PHE menegaskan, perokok dewasa yang tidak bisa berhenti merokok harus terus didorong untuk beralih ke produk tembakau alternatif maupun alat bantu berhenti merokok lainnya. Hal ini akan meningkatkan peluang mereka untuk menghentikan kebiasaan merokok dan hasilnya sudah terlihat dari penurunan jumlah perokok di Inggris.

Selain penelitian, Inggris secara progresif sudah mengatur produk ini dalam aturan yang berbeda dengan rokok, dan mengenakan beban cukai yang lebih rendah sebagai bentuk dukungan terhadap produk tembakau alternatif.

Ahli Toksikologi dari Universitas Airlangga Sho’im Hidayat mengamini, banyak persepsi keliru mengenai produk tembakau alternatif yang dianggap sama bahayanya dengan rokok lantaran sama-sama mengandung nikotin. Padahal, nikotin bukanlah pemicu utama penyakit terkait merokok.

Sho’im menjelaskan, kandungan zat kimia berbahaya dalam rokok adalah TAR yang bersifat karsinogen. TAR yang dihasilkan oleh proses pembakaran pada rokok dapat memicu penyakit-penyakit berbahaya.

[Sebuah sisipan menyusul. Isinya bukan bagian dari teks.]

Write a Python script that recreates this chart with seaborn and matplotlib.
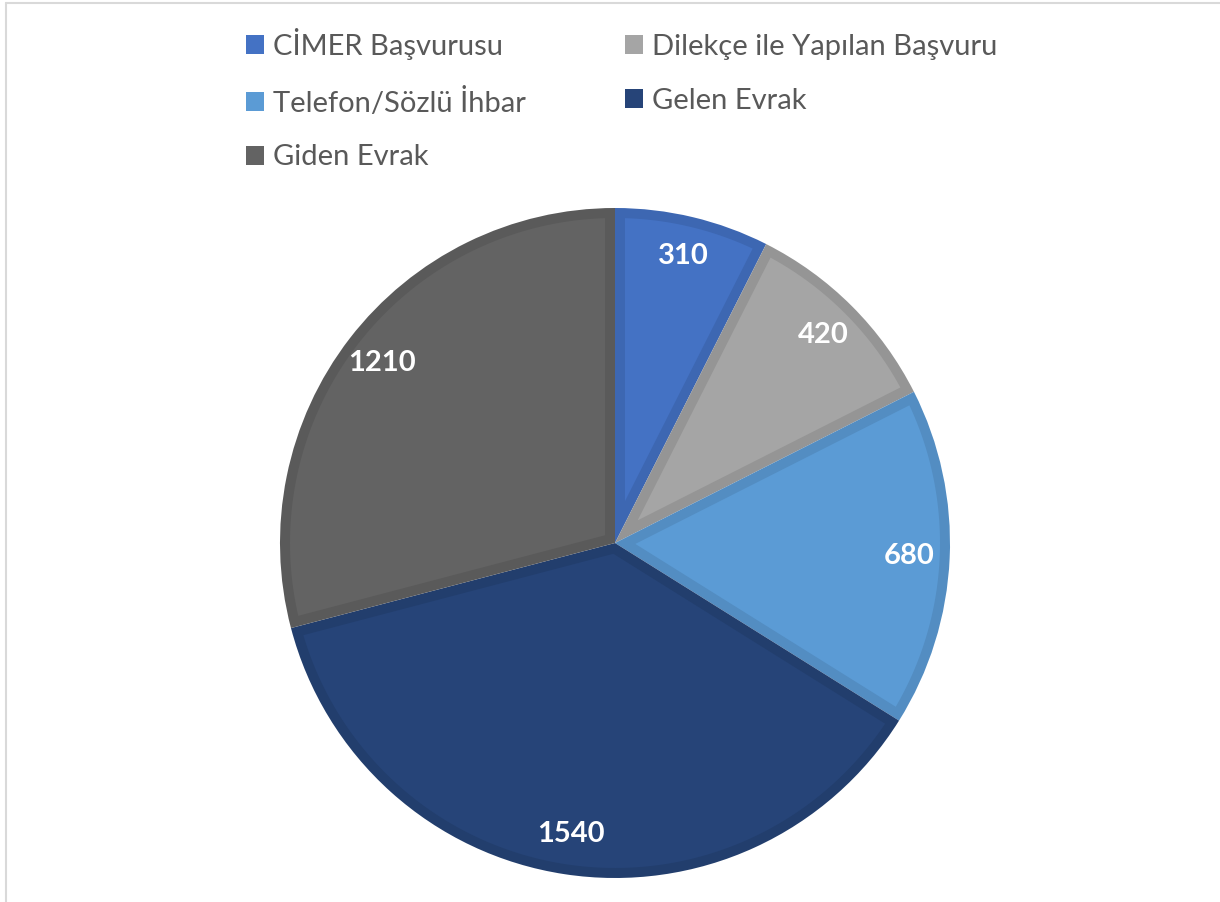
import matplotlib
matplotlib.use("Agg")
import numpy as np
import matplotlib.pyplot as plt
from matplotlib.patches import Patch, Polygon
from matplotlib.lines import Line2D
import seaborn as sns

categories = ["CİMER Başvurusu", "Dilekçe ile Yapılan Başvuru", "Telefon/Sözlü İhbar",
              "Gelen Evrak", "Giden Evrak"]
values = [310, 420, 680, 1540, 1210]
fill_colors = ["#4472C4", "#A5A5A5", "#5B9BD5", "#264478", "#636363"]
edge_colors = ["#3D67B2", "#959595", "#538DC2", "#223E6D", "#5A5A5A"]

sns.set_theme(style="white")
plt.rcParams["font.family"] = ["Lato", "DejaVu Sans"]

W, H = 1220, 902
fig = plt.figure(figsize=(W / 100, H / 100), dpi=100)
fig.patch.set_facecolor("white")

# square axes holding the pie: centre (615, 543) px, radius 335 px
cx, cy, r = 615, 543, 335
ax = fig.add_axes([(cx - r) / W, (H - cy - r) / H, 2 * r / W, 2 * r / H])
wedges, _ = ax.pie(values, colors=edge_colors, startangle=90, counterclock=False,
                   radius=1.0, wedgeprops=dict(linewidth=0))

# each slice gets an inner border: fill an inset copy of the wedge with the main colour
inset = 10 / r
for w, fc in zip(wedges, fill_colors):
    t1, t2, R = w.theta1, w.theta2, w.r
    half = np.deg2rad((t2 - t1) / 2)
    bis = np.deg2rad((t1 + t2) / 2)
    dc = inset / np.sin(half)
    alpha = np.rad2deg(np.arcsin(inset / (R - inset)))
    arc = np.deg2rad(np.linspace(t1 + alpha, t2 - alpha, 200))
    pts = [(dc * np.cos(bis), dc * np.sin(bis))]
    pts += list(zip((R - inset) * np.cos(arc), (R - inset) * np.sin(arc)))
    ax.add_patch(Polygon(pts, closed=True, facecolor=fc, edgecolor="none"))

ax.set_xlim(-1, 1)
ax.set_ylim(-1, 1)
ax.set_aspect("equal")
ax.axis("off")

# value labels inside each slice
for w, v in zip(wedges, values):
    mid = np.deg2rad((w.theta1 + w.theta2) / 2)
    d = 0.88
    ax.text(d * np.cos(mid), d * np.sin(mid), f"{v}", ha="center", va="center",
            color="white", fontsize=21, fontweight="bold")

# legend filled row by row in two columns
order = [0, 2, 4, 1, 3]
handles = [Patch(facecolor=fill_colors[i], edgecolor="none") for i in order]
labels = [categories[i] for i in order]
leg = fig.legend(handles, labels, ncol=2, loc="upper left",
                 bbox_to_anchor=(246 / W, 1 - 28 / H), frameon=False,
                 borderpad=0, borderaxespad=0,
                 fontsize=21, handlelength=0.62, handleheight=0.62,
                 handletextpad=0.3, columnspacing=3.4, labelspacing=0.95)
for t in leg.get_texts():
    t.set_color("#595959")

# chart-area border visible along the top and left
fig.add_artist(Line2D([6 / W, 1], [1 - 3 / H, 1 - 3 / H], color="#D9D9D9", lw=1.5))
fig.add_artist(Line2D([6 / W, 6 / W], [0, 1 - 3 / H], color="#D9D9D9", lw=1.5))

fig.savefig("out.png", dpi=100, facecolor="white")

"Semakin tinggi kadar TAR dari pembakaran, risiko terkena kanker atau jantung menjadi lebih besar, kandungan ini tidak ada dalam produk tembakau alternatif," ujar Sho'im, dalam keterangannya, Kamis 16 April.

Menurut Sho'im, produk tembakau alternatif, seperti rokok elektrik dan produk tembakau yang dipanaskan, merupakan solusi bagi perokok dewasa yang sulit berhenti dari kebiasaan merokok untuk beralih ke produk tembakau dengan risiko bahaya yang lebih rendah.

Berbeda dengan Inggris, di Indonesia produk tembakau alternatif yang masuk dalam kategori Hasil Pengolahan Tembakau Lainnya (HPTL), dikenakan tarif cukai tertinggi sebesar 57 persen. Hal ini tentu tidak sesuai dengan profil resiko kesehatannya, dan juga dapat menimbulkan persepsi yang salah di masyarakat.

Itu sebabnya, di tengah meningkatnya keresahan publik akibat informasi yang tak menentu, setiap orang harus bijak dalam memilah informasi. Selain itu, pemerintah dan para peneliti juga bertanggung jawab menyajikan informasi dan kebijakan yang akurat dan terpercaya sebagai acuan bagi masyarakat.